Source code of charts:

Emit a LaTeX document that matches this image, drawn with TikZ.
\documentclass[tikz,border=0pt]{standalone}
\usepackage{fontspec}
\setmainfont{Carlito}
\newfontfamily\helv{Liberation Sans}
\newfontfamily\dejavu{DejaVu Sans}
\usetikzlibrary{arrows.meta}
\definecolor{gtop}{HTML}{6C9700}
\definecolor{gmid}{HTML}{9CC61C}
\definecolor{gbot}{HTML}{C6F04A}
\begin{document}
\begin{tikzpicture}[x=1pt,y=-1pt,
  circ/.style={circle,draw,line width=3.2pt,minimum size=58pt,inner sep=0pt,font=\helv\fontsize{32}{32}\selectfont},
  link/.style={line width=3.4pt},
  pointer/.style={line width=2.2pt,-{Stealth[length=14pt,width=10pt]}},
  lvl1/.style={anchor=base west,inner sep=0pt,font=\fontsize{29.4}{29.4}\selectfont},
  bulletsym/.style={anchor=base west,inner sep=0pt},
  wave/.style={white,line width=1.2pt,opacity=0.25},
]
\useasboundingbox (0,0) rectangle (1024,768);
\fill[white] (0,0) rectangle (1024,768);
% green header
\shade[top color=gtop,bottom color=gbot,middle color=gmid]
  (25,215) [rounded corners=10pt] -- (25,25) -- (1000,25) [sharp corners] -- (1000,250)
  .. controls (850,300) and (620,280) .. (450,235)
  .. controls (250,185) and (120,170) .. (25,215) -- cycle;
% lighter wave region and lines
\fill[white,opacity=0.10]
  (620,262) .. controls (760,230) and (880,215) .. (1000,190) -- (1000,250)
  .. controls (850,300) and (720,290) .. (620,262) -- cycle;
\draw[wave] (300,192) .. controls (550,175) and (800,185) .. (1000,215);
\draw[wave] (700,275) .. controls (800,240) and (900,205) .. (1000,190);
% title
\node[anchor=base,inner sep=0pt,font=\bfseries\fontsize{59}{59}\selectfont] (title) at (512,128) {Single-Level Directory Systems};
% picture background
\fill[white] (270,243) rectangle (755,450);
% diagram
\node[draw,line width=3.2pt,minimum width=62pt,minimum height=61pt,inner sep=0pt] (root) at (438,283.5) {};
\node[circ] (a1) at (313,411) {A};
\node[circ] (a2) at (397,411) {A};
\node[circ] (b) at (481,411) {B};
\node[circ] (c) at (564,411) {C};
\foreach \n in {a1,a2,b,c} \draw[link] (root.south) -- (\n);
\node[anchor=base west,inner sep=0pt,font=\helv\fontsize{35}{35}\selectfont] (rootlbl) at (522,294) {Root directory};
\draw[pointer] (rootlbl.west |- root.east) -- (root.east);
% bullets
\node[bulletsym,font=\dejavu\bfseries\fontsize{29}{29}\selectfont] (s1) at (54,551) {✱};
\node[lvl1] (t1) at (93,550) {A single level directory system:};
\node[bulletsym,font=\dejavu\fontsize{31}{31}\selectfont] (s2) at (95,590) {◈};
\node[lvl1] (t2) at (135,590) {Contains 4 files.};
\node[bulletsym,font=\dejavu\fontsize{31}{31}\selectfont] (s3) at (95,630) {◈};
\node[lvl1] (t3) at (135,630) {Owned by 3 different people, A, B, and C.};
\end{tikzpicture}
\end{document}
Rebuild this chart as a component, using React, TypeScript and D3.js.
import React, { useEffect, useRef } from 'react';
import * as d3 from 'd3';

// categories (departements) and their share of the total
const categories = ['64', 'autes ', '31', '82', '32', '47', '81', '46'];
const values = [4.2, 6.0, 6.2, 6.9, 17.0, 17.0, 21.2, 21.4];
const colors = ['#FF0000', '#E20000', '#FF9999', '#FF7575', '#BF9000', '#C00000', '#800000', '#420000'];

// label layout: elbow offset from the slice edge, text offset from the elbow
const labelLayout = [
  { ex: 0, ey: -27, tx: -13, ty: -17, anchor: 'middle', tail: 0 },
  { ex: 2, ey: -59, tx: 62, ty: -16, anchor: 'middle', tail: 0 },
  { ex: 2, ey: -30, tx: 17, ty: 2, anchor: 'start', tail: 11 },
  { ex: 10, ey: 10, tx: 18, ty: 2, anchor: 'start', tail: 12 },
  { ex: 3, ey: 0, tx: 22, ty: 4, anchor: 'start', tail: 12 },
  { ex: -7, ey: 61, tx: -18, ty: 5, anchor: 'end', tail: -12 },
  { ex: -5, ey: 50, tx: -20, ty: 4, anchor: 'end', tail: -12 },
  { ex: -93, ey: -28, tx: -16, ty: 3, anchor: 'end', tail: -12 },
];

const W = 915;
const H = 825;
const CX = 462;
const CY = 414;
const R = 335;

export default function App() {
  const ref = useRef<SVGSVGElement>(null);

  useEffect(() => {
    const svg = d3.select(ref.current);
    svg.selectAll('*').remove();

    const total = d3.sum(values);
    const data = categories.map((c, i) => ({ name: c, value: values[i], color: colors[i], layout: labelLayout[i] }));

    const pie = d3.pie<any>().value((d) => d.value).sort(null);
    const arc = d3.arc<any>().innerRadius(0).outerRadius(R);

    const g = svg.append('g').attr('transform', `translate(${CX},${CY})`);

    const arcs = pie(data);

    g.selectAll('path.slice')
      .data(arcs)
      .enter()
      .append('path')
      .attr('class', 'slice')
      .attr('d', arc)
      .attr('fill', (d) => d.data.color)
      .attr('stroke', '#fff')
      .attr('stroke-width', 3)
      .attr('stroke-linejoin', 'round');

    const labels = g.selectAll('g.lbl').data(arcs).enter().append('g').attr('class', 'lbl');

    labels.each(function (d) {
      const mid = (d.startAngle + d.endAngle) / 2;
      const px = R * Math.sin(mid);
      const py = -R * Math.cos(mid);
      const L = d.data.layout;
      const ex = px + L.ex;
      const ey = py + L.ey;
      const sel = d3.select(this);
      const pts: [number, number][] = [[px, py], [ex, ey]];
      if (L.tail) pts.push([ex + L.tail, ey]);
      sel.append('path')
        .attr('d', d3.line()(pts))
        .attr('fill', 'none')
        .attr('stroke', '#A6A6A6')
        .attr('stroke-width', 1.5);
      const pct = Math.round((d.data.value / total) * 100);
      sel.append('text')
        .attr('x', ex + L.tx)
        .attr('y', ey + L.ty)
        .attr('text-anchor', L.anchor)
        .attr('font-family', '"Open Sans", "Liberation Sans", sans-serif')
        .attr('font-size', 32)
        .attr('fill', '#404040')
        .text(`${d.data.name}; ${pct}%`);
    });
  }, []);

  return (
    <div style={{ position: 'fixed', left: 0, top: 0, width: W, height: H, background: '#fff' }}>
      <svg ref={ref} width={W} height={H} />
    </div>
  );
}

CHALLENGE: Pull out each line holding the string "React".

WRITTEN REPLY:
Rebuild this chart as a component, using React, TypeScript and D3.js.
import React, { useEffect, useRef } from 'react';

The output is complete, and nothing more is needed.